> _Exercise directions_
Write again exactly the lines in the listing below, starting at the line with "What matplotlib code" and ending at the line with "ax.plot([-0.5, 20], [0, 0], color=RULE, lw=2.4, zorder=3)", both included. Pictures are not copied.

> _Raw records_
+++
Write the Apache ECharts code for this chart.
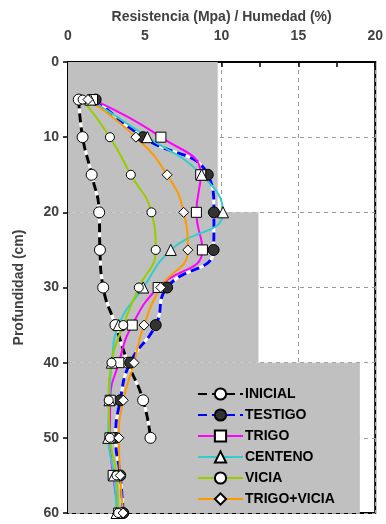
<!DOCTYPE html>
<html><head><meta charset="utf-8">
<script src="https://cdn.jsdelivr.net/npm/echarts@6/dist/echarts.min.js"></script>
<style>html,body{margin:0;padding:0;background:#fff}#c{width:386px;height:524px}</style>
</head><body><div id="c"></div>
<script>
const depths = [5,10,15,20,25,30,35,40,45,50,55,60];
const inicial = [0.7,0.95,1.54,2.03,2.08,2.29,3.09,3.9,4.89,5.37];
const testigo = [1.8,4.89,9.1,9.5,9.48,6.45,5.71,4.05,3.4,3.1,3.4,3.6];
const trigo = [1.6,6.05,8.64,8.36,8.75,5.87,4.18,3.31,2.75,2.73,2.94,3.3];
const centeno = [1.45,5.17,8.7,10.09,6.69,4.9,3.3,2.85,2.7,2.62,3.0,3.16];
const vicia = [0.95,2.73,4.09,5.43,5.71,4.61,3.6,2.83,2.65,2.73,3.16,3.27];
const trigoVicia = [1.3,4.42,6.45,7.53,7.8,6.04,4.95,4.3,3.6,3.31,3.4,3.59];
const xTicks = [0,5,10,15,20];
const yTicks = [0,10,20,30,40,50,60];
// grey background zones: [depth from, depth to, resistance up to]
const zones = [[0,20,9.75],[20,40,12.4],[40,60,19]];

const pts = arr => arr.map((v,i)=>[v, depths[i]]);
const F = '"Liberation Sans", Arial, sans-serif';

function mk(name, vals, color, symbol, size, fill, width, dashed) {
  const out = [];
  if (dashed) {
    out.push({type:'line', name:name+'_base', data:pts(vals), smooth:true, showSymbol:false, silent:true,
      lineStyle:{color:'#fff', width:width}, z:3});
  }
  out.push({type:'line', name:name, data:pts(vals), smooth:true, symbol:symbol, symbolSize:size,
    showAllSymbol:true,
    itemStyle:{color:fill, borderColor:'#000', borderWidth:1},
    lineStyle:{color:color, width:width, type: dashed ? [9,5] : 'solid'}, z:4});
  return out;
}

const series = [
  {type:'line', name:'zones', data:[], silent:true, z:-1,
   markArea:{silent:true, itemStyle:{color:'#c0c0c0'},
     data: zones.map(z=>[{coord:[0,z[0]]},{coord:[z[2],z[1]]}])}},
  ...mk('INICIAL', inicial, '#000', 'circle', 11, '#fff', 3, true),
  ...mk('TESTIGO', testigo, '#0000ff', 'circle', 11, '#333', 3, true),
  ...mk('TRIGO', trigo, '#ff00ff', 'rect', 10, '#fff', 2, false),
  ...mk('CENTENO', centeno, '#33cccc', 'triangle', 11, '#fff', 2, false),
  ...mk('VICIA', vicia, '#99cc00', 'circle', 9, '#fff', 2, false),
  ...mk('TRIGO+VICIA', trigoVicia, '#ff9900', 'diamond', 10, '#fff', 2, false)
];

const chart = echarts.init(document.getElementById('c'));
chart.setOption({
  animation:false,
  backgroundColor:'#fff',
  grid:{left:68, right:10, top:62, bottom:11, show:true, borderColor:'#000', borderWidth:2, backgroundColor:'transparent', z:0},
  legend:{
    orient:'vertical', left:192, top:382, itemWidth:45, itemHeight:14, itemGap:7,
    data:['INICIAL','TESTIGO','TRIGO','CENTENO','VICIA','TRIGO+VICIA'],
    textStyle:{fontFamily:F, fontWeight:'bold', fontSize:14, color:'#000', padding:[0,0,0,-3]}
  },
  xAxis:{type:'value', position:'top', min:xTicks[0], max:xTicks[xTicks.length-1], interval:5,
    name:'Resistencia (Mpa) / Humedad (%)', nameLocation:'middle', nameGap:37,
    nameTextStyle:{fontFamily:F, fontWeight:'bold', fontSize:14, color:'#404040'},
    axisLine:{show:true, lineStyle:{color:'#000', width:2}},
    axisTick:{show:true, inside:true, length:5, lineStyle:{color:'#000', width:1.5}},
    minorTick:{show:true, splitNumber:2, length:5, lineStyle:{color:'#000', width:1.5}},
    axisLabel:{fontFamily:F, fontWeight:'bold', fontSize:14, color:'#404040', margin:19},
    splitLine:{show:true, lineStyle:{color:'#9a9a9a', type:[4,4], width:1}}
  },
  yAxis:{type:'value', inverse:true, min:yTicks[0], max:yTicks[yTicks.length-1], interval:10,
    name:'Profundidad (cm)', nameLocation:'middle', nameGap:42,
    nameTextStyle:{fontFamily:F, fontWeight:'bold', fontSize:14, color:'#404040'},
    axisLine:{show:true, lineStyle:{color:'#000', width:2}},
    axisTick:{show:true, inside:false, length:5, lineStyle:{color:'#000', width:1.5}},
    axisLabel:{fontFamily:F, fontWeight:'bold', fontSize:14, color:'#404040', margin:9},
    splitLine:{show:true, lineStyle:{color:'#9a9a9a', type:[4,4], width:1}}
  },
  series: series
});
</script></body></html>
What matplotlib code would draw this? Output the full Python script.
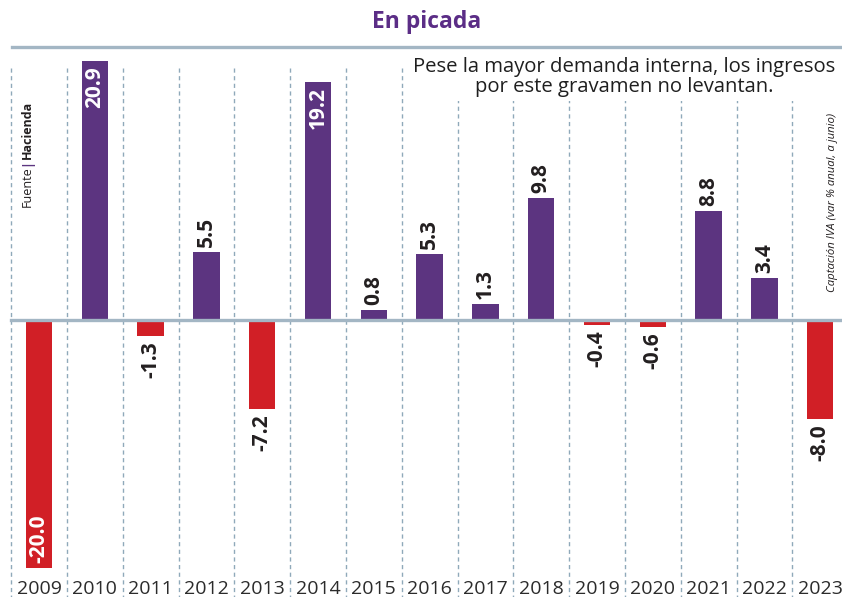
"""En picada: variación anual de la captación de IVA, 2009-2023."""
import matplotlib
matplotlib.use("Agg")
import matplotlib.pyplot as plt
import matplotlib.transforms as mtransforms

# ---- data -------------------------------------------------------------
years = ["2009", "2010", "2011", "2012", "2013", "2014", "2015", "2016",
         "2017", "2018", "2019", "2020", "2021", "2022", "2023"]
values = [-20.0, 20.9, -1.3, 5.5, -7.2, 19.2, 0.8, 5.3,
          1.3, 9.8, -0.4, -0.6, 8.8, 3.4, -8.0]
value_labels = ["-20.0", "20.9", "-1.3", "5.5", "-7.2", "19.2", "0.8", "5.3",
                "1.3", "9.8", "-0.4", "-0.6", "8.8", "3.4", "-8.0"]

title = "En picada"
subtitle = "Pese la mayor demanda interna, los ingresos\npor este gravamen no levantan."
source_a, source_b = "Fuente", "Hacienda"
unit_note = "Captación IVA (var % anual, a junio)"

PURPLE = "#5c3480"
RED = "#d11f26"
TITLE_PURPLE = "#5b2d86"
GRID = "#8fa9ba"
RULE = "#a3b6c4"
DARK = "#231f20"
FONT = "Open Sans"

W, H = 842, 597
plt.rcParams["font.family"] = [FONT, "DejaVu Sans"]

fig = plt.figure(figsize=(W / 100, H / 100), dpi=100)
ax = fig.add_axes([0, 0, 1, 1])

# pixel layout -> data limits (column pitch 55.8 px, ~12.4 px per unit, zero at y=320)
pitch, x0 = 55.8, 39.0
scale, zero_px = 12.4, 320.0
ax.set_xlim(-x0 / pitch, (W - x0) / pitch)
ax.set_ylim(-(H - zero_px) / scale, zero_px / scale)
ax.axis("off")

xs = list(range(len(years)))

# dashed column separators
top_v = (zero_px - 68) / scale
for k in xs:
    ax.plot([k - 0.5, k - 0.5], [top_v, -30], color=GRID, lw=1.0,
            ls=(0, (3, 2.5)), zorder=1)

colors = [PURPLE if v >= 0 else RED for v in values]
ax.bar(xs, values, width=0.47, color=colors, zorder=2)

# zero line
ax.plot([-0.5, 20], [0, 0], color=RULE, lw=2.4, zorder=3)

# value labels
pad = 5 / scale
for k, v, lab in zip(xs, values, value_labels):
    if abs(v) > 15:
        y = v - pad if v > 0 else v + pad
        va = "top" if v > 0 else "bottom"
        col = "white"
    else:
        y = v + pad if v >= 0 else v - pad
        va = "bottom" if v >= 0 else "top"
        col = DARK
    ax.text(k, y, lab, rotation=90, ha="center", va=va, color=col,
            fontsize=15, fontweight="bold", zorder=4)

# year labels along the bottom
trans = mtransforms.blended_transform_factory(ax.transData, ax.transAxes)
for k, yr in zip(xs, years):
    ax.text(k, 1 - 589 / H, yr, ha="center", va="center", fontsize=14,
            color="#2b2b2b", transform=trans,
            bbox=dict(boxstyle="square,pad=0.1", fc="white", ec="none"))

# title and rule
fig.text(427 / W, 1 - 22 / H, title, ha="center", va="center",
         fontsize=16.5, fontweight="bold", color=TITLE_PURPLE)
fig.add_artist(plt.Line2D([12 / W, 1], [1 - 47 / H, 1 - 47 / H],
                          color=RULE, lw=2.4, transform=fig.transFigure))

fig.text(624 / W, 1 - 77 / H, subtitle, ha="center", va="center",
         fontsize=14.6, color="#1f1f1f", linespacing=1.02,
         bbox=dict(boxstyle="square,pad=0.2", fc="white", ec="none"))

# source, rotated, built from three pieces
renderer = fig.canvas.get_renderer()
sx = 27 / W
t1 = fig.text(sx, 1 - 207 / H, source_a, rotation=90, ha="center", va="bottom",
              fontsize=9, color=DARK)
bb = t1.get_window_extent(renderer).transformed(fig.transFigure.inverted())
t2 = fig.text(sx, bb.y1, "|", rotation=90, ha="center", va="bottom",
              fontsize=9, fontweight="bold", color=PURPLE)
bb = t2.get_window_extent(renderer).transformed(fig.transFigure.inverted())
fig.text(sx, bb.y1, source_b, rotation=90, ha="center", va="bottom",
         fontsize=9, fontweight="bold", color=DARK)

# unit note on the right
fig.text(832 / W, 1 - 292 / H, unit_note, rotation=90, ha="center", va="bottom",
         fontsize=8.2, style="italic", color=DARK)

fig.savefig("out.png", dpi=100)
+++
> _Solution to the problem_
What matplotlib code would draw this? Output the full Python script.
"""En picada: variación anual de la captación de IVA, 2009-2023."""
import matplotlib
matplotlib.use("Agg")
import matplotlib.pyplot as plt
import matplotlib.transforms as mtransforms

# ---- data -------------------------------------------------------------
years = ["2009", "2010", "2011", "2012", "2013", "2014", "2015", "2016",
         "2017", "2018", "2019", "2020", "2021", "2022", "2023"]
values = [-20.0, 20.9, -1.3, 5.5, -7.2, 19.2, 0.8, 5.3,
          1.3, 9.8, -0.4, -0.6, 8.8, 3.4, -8.0]
value_labels = ["-20.0", "20.9", "-1.3", "5.5", "-7.2", "19.2", "0.8", "5.3",
                "1.3", "9.8", "-0.4", "-0.6", "8.8", "3.4", "-8.0"]

title = "En picada"
subtitle = "Pese la mayor demanda interna, los ingresos\npor este gravamen no levantan."
source_a, source_b = "Fuente", "Hacienda"
unit_note = "Captación IVA (var % anual, a junio)"

PURPLE = "#5c3480"
RED = "#d11f26"
TITLE_PURPLE = "#5b2d86"
GRID = "#8fa9ba"
RULE = "#a3b6c4"
DARK = "#231f20"
FONT = "Open Sans"

W, H = 842, 597
plt.rcParams["font.family"] = [FONT, "DejaVu Sans"]

fig = plt.figure(figsize=(W / 100, H / 100), dpi=100)
ax = fig.add_axes([0, 0, 1, 1])

# pixel layout -> data limits (column pitch 55.8 px, ~12.4 px per unit, zero at y=320)
pitch, x0 = 55.8, 39.0
scale, zero_px = 12.4, 320.0
ax.set_xlim(-x0 / pitch, (W - x0) / pitch)
ax.set_ylim(-(H - zero_px) / scale, zero_px / scale)
ax.axis("off")

xs = list(range(len(years)))

# dashed column separators
top_v = (zero_px - 68) / scale
for k in xs:
    ax.plot([k - 0.5, k - 0.5], [top_v, -30], color=GRID, lw=1.0,
            ls=(0, (3, 2.5)), zorder=1)

colors = [PURPLE if v >= 0 else RED for v in values]
ax.bar(xs, values, width=0.47, color=colors, zorder=2)

# zero line
ax.plot([-0.5, 20], [0, 0], color=RULE, lw=2.4, zorder=3)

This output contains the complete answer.